Sur l'indemnisation de l'incapacité totale de travail
Mme [O] [G] sollicite la confirmation du jugement déféré.
La compagnie d'assurance AGMF Prévoyance n'a formulé aucune observation sur le fond.
C'est par des motifs pertinents que la cour adopte que le premier juge a dit que rien, dans la pathologie dont a souffert Mme [G] et qui lui a valu un arrêt de travail du 10 janvier au 9 mai 2018, à savoir des douleurs principalement lombaires, n'indiquait dans le rapport du Dr [P] qu'elle pouvait être en relation avec l'ablation de la thyroïde subie en 2015, que les 131 jours d'incapacité totale de travail devaient donc être indemnisés à hauteur de 284 euros par jour selon un montant non contesté par AGMF, et sans qu'une franchise n'ait été contractuelllement prévue.
Le jugement déféré qui a condamné la compagnie d'assurance AGMF Prévoyance à payer à Mme [O] [G] la somme de 37204 euros sera confirmé.
Sur la demande en dommages et intérêts pour préjudice moral
Mme [O] [G] fait valoir qu'elle a été plongée dans l'angoisse pour avoir été privée pendant 4 mois de revenus du fait de la mauvaise foi de la compagnie d'assurance AGMF Prévoyance.
La compagnie d'assurance AGMF Prévoyance ne formule aucune observation sur ce point.
C'est à bon droit que le premier juge a débouté Mme [O] [G] de cette demande, faute pour Mme [G] de démontrer par aucune pièce la réalité d'un préjudice moral.
Sur les autres demandes
En application de l'article 696 du code de procédure civile, la partie perdante est condamnée aux dépens, à moins que le juge, par décision motivée, n'en mette la totalité ou une fraction à la charge d'une autre partie.
La compagnie d'assurance AGMF Prévoyance qui succombe en son appel en supportera donc la charge.
En application de l'article 700 du code de procédure civile, le juge condamne la partie tenue aux dépens ou qui perd son procès à payer à l'autre partie la somme qu'il détermine, au titre des frais exposés et non compris dans les dépens.

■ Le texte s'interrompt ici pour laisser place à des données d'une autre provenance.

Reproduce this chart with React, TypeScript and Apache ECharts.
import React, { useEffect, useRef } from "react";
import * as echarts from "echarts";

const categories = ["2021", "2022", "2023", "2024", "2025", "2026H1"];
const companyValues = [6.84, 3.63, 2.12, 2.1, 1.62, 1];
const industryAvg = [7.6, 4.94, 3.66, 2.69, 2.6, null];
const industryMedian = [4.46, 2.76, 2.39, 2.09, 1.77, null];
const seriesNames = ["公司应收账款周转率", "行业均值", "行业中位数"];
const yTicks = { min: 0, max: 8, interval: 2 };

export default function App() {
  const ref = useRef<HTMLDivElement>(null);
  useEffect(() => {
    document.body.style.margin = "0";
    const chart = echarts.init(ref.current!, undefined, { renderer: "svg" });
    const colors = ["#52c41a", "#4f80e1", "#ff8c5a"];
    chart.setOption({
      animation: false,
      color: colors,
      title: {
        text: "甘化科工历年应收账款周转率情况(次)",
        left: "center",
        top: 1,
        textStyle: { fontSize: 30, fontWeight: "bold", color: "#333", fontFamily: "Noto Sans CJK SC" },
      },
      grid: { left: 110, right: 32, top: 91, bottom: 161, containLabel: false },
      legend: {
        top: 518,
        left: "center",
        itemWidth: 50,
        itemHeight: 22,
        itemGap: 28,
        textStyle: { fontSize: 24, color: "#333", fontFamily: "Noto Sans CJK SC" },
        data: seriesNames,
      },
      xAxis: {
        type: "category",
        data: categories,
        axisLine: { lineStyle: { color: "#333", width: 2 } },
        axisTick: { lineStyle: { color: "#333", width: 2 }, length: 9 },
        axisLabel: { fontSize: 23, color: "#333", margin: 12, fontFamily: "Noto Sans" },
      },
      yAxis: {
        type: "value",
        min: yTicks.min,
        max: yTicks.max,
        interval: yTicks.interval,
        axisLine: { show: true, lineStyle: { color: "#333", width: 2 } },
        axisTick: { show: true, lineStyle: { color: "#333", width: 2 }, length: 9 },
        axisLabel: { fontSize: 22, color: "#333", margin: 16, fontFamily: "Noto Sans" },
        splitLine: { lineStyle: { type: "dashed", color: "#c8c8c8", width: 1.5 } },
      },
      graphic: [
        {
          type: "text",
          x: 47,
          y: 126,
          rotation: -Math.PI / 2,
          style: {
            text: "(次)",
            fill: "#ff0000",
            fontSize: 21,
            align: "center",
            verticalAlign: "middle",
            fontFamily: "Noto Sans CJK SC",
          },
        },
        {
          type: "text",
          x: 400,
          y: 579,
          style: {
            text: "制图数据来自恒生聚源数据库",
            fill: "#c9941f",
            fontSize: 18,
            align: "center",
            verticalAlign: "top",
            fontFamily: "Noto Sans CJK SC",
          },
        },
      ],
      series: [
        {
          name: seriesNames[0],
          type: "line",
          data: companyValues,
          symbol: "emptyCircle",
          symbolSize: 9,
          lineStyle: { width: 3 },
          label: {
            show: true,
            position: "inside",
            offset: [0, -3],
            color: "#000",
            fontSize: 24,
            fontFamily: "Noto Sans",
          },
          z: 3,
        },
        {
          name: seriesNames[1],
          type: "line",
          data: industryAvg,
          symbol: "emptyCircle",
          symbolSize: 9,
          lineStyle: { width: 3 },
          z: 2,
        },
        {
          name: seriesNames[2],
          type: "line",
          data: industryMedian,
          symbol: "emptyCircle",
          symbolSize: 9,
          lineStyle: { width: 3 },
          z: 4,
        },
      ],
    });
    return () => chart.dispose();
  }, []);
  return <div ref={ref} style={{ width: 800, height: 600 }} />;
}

Dans tous les cas, le juge tient compte de l'équité ou de la situation économique de la partie condamnée. Il peut, même d'office, pour des raisons tirées des mêmes considérations, dire qu'il n'y a pas lieu à ces condamnations.

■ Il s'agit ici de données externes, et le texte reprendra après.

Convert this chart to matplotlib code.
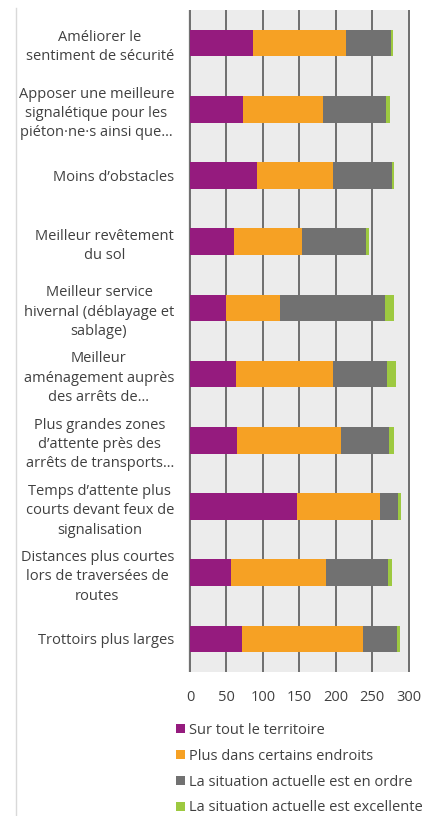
import matplotlib
matplotlib.use("Agg")
import matplotlib.pyplot as plt
from matplotlib.patches import Patch
from matplotlib.lines import Line2D
import numpy as np

plt.rcParams['font.family'] = ['Open Sans', 'DejaVu Sans']

categories = [
    "Améliorer le\nsentiment de sécurité",
    "Apposer une meilleure\nsignalétique pour les\npiéton·ne·s ainsi que…",
    "Moins d’obstacles",
    "Meilleur revêtement\ndu sol",
    "Meilleur service\nhivernal (déblayage et\nsablage)",
    "Meilleur\naménagement auprès\ndes arrêts de…",
    "Plus grandes zones\nd’attente près des\narrêts de transports…",
    "Temps d’attente plus\ncourts devant feux de\nsignalisation",
    "Distances plus courtes\nlors de traversées de\nroutes",
    "Trottoirs plus larges",
]
series_names = [
    "Sur tout le territoire",
    "Plus dans certains endroits",
    "La situation actuelle est en ordre",
    "La situation actuelle est excellente",
]
sur_tout = [87, 73, 92, 60, 49, 63, 65, 147, 57, 71]
certains = [127, 109, 104, 94, 75, 134, 142, 114, 130, 167]
en_ordre = [62, 87, 81, 87, 144, 74, 66, 25, 85, 46]
excellente = [2, 5, 3, 5, 12, 12, 7, 3, 5, 4]
xticks = [0, 50, 100, 150, 200, 250, 300]

colors = ['#951b7e', '#f6a124', '#717171', '#9dc940']
text_color = '#404040'
fs = 10.5

fig = plt.figure(figsize=(4.35, 8.16), dpi=100)
ax = fig.add_axes([188 / 435, 1 - 672 / 816, 222 / 435, 662 / 816])
ax.set_facecolor('#ececec')

y = np.arange(len(categories))
left = np.zeros(len(categories))
for vals, name, c in zip([sur_tout, certains, en_ordre, excellente], series_names, colors):
    ax.barh(y, vals, left=left, height=0.4, color=c, label=name)
    left += np.array(vals)

ax.set_ylim(len(categories) - 0.5, -0.5)
ax.set_xlim(-2.7, 302)
ax.set_xticks(xticks)
ax.set_yticks(y)
ax.set_yticklabels(categories, ha='right', multialignment='center', linespacing=1.4)
ax.tick_params(axis='both', length=0, labelsize=fs, colors=text_color)
ax.tick_params(axis='y', pad=10)
ax.tick_params(axis='x', pad=13)
ax.set_axisbelow(True)
ax.grid(axis='x', color='#595959', linewidth=1.2)
for s in ax.spines.values():
    s.set_visible(False)

handles = [Patch(facecolor=c, edgecolor='none') for c in colors]
fig.legend(handles, series_names, loc='upper left', bbox_to_anchor=(176 / 435, 1 - 723 / 816),
           frameon=False, fontsize=fs, labelcolor=text_color, handlelength=0.6, handleheight=0.6,
           handletextpad=0.3, labelspacing=0.74, borderpad=0, borderaxespad=0)

# light frame line at the left of the chart area
fig.add_artist(Line2D([16 / 435, 16 / 435], [0, 1 - 8 / 816], color='#d9d9d9', linewidth=1))

fig.savefig("out.png", dpi=100)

La compagnie d'assurance AGMF Prévoyance qui succombe, sera condamnée à payer à Mme [O] [G] la somme de 2 000 euros sur ce fondement.
PAR CES MOTIFS,
La Cour,
Confirme le jugement déféré en toutes ses dispositions,
Y ajoutant,
Condamne la compagnie d'assurance AGMF Prévoyance à payer à Mme [O] [G] la somme de 2 000 euros sur le fondement des dispositions de l'article 700 du code de procédure civile,
Condamne la compagnie d'assurance AGMF Prévoyance aux entiers dépens d'appel.
Le présent arrêt a été signé par Monsieur Roland POTEE, président, et par Madame Séléna BONNET, greffier, auquel la minute de la décision a été remise par le magistrat signataire.